== Aim ==
Every line with the string "matplotlib" should be gathered.

== Collected data ==
____

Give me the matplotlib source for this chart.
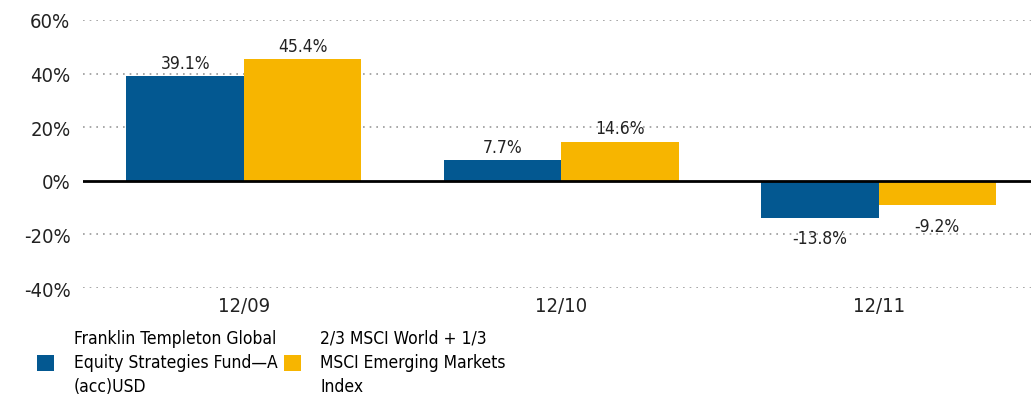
import numpy as np
import matplotlib.pyplot as plt

plt.rcParams['font.family'] = ['DejaVu Sans']
plt.rcParams['font.stretch'] = 'condensed'

periods = ['12/09', '12/10', '12/11']
fund = [39.1, 7.7, -13.8]
index = [45.4, 14.6, -9.2]
series_names = ['Franklin Templeton Global\nEquity Strategies Fund\u2014A\n(acc)USD',
                '2/3 MSCI World + 1/3\nMSCI Emerging Markets\nIndex']
colors = ['#035891', '#F7B500']

fig = plt.figure(figsize=(10.31, 4.02), dpi=100)
ax = fig.add_axes([0.0805, 0.281, 0.9195, 0.667])

x = np.arange(len(periods))
w = 0.37
b1 = ax.bar(x - w / 2, fund, w, color=colors[0], label=series_names[0], zorder=2)
b2 = ax.bar(x + w / 2, index, w, color=colors[1], label=series_names[1], zorder=2)

for bars, vals in [(b1, fund), (b2, index)]:
    for r, v in zip(bars, vals):
        cx = r.get_x() + r.get_width() / 2
        if v >= 0:
            ax.annotate(f'{v:.1f}%', (cx, v), xytext=(0, 3), textcoords='offset points',
                        ha='center', va='bottom', fontsize=12.5, color='#222222')
        else:
            ax.annotate(f'{v:.1f}%', (cx, v), xytext=(0, -8), textcoords='offset points',
                        ha='center', va='top', fontsize=12.5, color='#222222')

ax.set_xlim(-0.507, 2.48)
ax.set_ylim(-40, 60)
yt = [-40, -20, 0, 20, 40, 60]
ax.set_yticks(yt)
ax.set_yticklabels([f'{t}%' for t in yt], fontsize=14.5, color='#222222')
ax.set_xticks(x)
ax.set_xticklabels(periods, fontsize=14.5, color='#222222')
ax.tick_params(length=0, pad=9)
ax.tick_params(axis='x', pad=6)

for t in yt:
    if t != 0:
        ax.axhline(t, color='#999999', lw=1.2, ls=(0, (1, 3)), zorder=1)
ax.axhline(0, color='black', lw=2, zorder=3)

for s in ax.spines.values():
    s.set_visible(False)

handles = [b1, b2]
anchors = [0.036, 0.2755]
for h, name, ax0 in zip(handles, series_names, anchors):
    leg = fig.legend([h], [name], loc='upper left', bbox_to_anchor=(ax0, 0.18), frameon=False,
                     fontsize=12.5, handlelength=1.0, handleheight=1.0, handletextpad=1.1,
                     borderaxespad=0, borderpad=0)
    for txt in leg.get_texts():
        txt.set_linespacing(1.45)

fig.savefig('out.png', dpi=100)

____

== Expected output ==
Give me the matplotlib source for this chart.
import matplotlib.pyplot as plt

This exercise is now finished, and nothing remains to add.